Personal injury lawsuits can be complicated when it comes to determining exactly how much compensation you deserve. Insurance companies have their own formulas to decide how much to pay you, but they don't make these formulas known and they're often highly subjective. That's why it's so important to work with an experienced personal injury attorney in Northridge. Here are the main factors that will be taken into account when preparing your personal injury claim or lawsuit.

Medical Expenses

Your medical expenses relating to your injury will be the basis for determining your compensation. Not only does this include your initial doctor's visit or hospital stay, it also includes ongoing expenses like any medications or physical therapy prescribed by your doctor.

Loss of Work

The person or company responsible for your injury should also cover any wages you lose because of your injury. If you're permanently disabled and therefore unable to return to your old job, you should receive much higher compensation to help you start a new career or help pay your bills if you're unable to return to work at all.

Recovery Period

Some injuries take months or years to heal, while others may heal in a few weeks. The longer your recovery period, the more compensation you can expect. This is especially true if you may need invasive procedures like surgeries.

Pain and Suffering

While it's relatively easy to figure out how much money it will cost to pay for your medical bills and missed work, it can be harder to put an exact figure on how much pain and suffering you undergo because of your injury. This is where your lawyer and expert witnesses will be critical in making sure you receive the compensation you're due. Your doctor's testimony or reports will be especially important, as he or she is in the best position to describe the extent of your injuries.

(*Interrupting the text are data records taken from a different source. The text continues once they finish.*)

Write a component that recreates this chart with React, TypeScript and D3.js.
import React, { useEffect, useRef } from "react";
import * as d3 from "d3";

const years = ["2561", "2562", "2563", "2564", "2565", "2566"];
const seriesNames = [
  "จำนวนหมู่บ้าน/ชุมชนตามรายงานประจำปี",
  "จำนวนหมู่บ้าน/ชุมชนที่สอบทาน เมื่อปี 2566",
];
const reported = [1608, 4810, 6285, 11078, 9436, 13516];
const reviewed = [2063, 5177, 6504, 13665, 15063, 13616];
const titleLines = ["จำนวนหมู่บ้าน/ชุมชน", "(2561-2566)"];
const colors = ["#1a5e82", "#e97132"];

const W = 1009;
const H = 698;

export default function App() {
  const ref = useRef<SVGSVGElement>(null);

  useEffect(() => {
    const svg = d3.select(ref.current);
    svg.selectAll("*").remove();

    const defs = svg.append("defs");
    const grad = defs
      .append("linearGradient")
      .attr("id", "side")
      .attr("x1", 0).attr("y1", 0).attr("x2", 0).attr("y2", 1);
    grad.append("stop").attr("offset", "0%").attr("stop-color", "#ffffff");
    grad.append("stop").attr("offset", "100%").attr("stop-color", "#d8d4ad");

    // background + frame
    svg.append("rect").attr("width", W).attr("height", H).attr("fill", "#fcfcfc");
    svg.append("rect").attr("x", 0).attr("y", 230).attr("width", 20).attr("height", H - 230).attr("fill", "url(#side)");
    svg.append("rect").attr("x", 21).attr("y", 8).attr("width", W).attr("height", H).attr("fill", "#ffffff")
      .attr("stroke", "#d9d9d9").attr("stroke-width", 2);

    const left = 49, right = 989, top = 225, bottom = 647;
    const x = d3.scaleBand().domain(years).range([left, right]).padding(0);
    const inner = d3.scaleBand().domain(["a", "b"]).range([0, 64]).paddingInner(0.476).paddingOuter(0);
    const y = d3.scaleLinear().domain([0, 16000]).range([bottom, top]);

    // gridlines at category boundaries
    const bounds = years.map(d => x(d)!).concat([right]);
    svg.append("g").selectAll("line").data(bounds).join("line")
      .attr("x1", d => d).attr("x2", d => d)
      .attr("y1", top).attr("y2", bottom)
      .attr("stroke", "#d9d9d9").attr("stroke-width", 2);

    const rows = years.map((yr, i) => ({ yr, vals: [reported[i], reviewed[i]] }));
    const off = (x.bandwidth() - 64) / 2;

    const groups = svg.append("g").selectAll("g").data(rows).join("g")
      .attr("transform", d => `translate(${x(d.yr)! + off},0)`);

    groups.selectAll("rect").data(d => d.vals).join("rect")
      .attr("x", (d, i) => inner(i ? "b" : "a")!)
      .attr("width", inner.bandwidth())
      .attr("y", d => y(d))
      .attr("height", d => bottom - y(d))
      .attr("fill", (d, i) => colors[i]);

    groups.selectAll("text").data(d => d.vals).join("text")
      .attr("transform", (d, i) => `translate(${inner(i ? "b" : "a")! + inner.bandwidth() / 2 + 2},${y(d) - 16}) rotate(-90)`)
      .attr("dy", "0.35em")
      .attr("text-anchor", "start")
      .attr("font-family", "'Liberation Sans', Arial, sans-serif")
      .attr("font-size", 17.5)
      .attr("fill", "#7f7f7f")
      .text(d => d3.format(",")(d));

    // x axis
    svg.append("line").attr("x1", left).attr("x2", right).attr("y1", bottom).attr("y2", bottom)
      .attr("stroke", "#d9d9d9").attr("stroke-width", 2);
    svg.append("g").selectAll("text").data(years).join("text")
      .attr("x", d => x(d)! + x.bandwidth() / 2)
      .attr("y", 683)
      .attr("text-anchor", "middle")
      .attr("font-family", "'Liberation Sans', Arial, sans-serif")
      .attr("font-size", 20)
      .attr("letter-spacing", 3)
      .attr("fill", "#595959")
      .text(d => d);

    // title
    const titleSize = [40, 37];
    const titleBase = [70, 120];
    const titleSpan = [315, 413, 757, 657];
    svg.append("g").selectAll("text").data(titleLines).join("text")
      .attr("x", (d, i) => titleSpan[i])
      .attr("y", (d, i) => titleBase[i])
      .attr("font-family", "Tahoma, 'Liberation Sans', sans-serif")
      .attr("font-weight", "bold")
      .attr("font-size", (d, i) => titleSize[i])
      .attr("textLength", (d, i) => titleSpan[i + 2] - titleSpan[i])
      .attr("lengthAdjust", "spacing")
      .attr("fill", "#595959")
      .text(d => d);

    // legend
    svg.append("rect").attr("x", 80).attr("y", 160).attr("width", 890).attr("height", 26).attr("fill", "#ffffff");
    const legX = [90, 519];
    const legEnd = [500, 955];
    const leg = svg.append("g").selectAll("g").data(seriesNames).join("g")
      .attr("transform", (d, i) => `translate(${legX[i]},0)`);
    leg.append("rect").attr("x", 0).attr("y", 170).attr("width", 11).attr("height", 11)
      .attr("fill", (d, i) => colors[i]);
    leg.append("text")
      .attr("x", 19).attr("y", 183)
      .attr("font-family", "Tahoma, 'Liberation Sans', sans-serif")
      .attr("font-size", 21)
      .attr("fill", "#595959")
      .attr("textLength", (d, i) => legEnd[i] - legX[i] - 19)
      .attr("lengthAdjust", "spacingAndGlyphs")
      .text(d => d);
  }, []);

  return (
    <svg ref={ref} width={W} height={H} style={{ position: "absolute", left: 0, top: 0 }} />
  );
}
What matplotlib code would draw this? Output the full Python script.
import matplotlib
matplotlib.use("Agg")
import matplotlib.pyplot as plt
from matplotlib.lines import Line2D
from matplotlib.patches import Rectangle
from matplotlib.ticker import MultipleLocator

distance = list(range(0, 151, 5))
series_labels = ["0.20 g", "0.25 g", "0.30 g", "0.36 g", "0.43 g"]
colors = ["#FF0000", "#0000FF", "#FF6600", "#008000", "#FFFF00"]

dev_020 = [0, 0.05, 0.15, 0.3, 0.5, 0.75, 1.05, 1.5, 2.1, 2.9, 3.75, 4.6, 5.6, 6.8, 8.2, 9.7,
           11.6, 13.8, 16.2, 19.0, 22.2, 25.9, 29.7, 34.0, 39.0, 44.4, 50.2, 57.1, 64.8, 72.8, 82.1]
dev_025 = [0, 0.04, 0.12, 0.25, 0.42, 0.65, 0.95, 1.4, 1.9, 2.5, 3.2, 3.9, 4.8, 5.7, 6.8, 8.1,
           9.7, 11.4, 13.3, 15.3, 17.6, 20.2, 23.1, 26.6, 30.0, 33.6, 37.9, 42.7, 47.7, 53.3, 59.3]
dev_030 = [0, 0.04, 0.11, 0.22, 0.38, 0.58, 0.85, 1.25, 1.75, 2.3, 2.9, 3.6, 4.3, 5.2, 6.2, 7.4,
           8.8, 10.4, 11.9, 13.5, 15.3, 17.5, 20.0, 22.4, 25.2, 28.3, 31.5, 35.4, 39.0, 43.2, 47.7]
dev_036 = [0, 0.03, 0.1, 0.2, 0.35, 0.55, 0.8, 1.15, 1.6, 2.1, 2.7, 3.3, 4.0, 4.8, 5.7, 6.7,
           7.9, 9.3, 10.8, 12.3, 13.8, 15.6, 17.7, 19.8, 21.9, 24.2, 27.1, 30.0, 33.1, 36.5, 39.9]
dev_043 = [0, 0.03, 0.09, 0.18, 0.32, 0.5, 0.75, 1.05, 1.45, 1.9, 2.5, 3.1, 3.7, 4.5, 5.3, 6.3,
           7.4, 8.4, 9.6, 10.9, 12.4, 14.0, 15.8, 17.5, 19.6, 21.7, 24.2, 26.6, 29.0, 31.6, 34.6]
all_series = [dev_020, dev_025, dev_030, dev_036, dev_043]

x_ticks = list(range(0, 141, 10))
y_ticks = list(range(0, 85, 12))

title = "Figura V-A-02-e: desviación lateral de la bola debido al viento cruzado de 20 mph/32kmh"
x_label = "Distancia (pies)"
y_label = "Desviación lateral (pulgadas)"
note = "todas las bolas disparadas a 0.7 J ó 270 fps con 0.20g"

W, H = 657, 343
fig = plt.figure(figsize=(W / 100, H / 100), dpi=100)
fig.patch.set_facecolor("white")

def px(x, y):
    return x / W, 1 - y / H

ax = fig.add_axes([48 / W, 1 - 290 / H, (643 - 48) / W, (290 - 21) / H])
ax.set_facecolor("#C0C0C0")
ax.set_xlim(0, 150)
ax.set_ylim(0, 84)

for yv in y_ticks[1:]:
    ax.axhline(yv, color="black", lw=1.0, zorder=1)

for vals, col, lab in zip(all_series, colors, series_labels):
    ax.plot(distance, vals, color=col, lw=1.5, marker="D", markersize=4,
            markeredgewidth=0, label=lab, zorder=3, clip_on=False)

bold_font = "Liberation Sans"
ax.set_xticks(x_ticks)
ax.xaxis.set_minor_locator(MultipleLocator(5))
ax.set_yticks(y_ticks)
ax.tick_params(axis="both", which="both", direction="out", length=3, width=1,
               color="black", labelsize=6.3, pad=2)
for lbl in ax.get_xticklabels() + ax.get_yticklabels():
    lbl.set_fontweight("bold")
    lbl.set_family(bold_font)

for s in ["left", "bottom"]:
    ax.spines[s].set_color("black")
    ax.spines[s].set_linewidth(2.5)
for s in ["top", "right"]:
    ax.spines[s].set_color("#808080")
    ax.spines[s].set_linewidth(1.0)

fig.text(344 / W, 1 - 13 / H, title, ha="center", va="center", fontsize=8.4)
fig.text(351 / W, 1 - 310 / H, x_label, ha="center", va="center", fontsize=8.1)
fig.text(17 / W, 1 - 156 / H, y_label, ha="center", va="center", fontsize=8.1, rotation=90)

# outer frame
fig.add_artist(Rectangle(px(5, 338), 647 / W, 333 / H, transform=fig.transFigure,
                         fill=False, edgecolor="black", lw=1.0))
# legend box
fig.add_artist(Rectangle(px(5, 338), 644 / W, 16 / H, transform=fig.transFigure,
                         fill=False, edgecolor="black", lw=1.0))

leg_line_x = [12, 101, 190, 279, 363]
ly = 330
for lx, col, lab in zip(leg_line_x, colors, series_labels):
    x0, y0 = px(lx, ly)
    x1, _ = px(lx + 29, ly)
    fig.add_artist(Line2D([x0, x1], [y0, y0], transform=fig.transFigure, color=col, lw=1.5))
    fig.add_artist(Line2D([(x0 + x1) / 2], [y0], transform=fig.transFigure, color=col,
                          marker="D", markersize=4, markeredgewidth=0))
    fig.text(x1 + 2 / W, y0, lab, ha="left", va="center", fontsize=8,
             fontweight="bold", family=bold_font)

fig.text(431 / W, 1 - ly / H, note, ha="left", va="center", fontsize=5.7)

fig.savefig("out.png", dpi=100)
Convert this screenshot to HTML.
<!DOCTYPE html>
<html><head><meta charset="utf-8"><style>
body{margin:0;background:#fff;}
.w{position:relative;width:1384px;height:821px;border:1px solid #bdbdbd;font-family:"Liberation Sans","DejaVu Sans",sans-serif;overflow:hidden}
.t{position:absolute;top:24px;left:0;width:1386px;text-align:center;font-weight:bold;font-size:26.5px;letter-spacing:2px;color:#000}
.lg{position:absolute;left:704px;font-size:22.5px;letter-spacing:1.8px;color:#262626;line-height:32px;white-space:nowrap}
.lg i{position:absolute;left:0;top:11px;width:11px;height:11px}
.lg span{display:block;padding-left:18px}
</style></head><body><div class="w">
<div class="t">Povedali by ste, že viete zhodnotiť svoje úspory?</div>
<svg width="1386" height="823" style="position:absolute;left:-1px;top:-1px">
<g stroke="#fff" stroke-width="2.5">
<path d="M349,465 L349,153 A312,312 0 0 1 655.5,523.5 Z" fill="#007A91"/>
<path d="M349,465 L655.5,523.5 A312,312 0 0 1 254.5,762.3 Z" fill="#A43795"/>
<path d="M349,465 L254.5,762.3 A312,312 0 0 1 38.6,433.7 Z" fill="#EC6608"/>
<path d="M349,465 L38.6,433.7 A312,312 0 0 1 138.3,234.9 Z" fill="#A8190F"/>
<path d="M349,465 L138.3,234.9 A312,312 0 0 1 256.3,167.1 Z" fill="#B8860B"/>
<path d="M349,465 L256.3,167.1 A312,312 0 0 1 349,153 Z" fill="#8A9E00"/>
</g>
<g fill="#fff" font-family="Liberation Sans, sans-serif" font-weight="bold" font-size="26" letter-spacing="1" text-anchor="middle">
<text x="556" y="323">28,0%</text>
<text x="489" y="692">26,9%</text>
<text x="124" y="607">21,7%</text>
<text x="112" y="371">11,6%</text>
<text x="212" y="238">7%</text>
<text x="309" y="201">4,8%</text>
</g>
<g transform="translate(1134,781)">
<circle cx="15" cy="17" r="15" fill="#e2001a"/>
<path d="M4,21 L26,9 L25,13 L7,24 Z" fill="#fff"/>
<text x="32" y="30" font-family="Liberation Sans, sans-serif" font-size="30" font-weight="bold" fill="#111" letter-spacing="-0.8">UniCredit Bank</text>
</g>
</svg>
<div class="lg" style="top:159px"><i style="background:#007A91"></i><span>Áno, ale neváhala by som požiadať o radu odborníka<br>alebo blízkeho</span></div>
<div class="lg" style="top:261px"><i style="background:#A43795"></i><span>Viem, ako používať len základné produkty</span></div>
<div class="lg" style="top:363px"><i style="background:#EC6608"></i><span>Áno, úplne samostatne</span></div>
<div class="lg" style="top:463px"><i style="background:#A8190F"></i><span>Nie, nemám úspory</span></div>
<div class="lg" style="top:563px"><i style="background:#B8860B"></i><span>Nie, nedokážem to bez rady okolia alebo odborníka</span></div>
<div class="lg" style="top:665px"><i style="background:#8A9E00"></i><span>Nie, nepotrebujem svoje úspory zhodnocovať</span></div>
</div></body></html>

In general, injuries to sensitive areas like the head or back will receive more compensation than soft tissue injuries which produce less long-term pain and suffering.

Emotional Distress

Like pain and suffering, emotional distress is difficult to accurately measure and will be subject to debate. Talk to your personal injury attorney in Northridge to come up with ways to prove emotional distress caused by your injury. For example, keep a record of anxiety attacks or loss of sleep caused by your injury. You can also keep a record of how depression or pain have lessened your ability to take part in normal daily activities or important family events.